You taught us that as we go to school one should be a
lady in face of the quarrels and complaints. Do you
remember how much you underlined the way we behave?
Your experience was incorrect. When this incident
happened, my teachings did not help me. Being
presented in court made me appear as a cold-blooded
murderer and a ruthless criminal. I shed no tears. I did
not beg. I did not cry my head off since I trusted the
law.

But I was charged with being indifferent in face of a
crime. You see, I didn’t even kill the mosquitoes and I
threw away the cockroaches by taking them by their
antennas. Now I have become a premeditated murderer.
My treatment of the animals was interpreted as being
inclined to be a boy and the judge didn’t even trouble
himself to look at the fact that at the time of the
incident I had long and polished nails.

How optimistic was he who expected justice from the
judges! He never questioned the fact that my hands are
not coarse like those of a sportswoman, especially a
boxer. And this country that you planted its love in me
never wanted me and no one supported me when under
the blows of the interrogator I was crying out and I was
hearing the most vulgar terms. When I shed the last sign
of beauty from myself by shaving my hair I was
rewarded: 11 days in solitary.

Dear Sholeh, don’t cry for what you are hearing. On the
first day that in the police office an old unmarried agent
hurt me for my nails I understood that beauty is not
looked for in this era. The beauty of looks, beauty of
thoughts and wishes, a beautiful handwriting, beauty of
the eyes and vision, and even beauty of a nice voice.
My dear mother, my ideology has changed and you are
not responsible for it. My words are unending and I gave
it all to someone so that when I am executed without
your presence and knowledge, it would be given to you.
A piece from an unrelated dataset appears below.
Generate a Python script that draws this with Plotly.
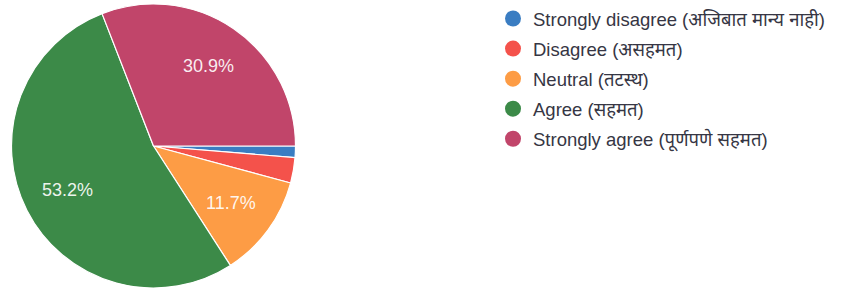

I
left you much handwritten material as my heritage.
However, before my death I want something from you,
that you have to provide for me with all your might and
in any way that you can. In fact this is the only thing I
want from this world, this country and you. I know you
need time for this. Therefore, I am telling you part of my
will sooner. Please don’t cry and listen. I want you to go
to the court and tell them my request. I cannot write
such a letter from inside the prison that would be
approved by the head of prison; so once again you have
to suffer because of me. It is the only thing that if even
you beg for it I would not become upset although I have
told you many times not to beg to save me from being
executed.

My kind mother, dear Sholeh, the one more dear to me
than my life, I don’t want to rot under the soil. I don’t
want my eye or my young heart to turn into dust. Beg so
that it is arranged that as soon as I am hanged my
heart, kidney, eye, bones and anything that can be
transplanted be taken away from my body and given to
someone who needs them as a gift. I don’t want the
recipient know my name, buy me a bouquet, or even pray
for me. I am telling you from the bottom of my heart that
I don’t want to have a grave for you to come and mourn
there and suffer. I don’t want you to wear black clothing
for me. Do your best to forget my difficult days. Give me
to the wind to take away.

The world did not love us. It did not want my fate. And
now I am giving in to it and embrace the death. Because
in the court of God I will charge the inspectors, I will
charge inspector Shamlou, I will charge judge, and the
judges of country’s Supreme Court that beat me up
when I was awake and did not refrain from harassing
me. In the court of the creator I will charge Dr. Farvandi,
I will charge Qassem Shabani and all those that out of
ignorance or with their lies wronged me and trampled on
my rights and didn’t pay heed to the fact that sometimes what appears as reality is different from it.

Dear soft-hearted Sholeh, in the other world it is you and
me who are the accusers and others who are the
accused.
Let’s see what God wants. I wanted to embrace you until I die. I love you.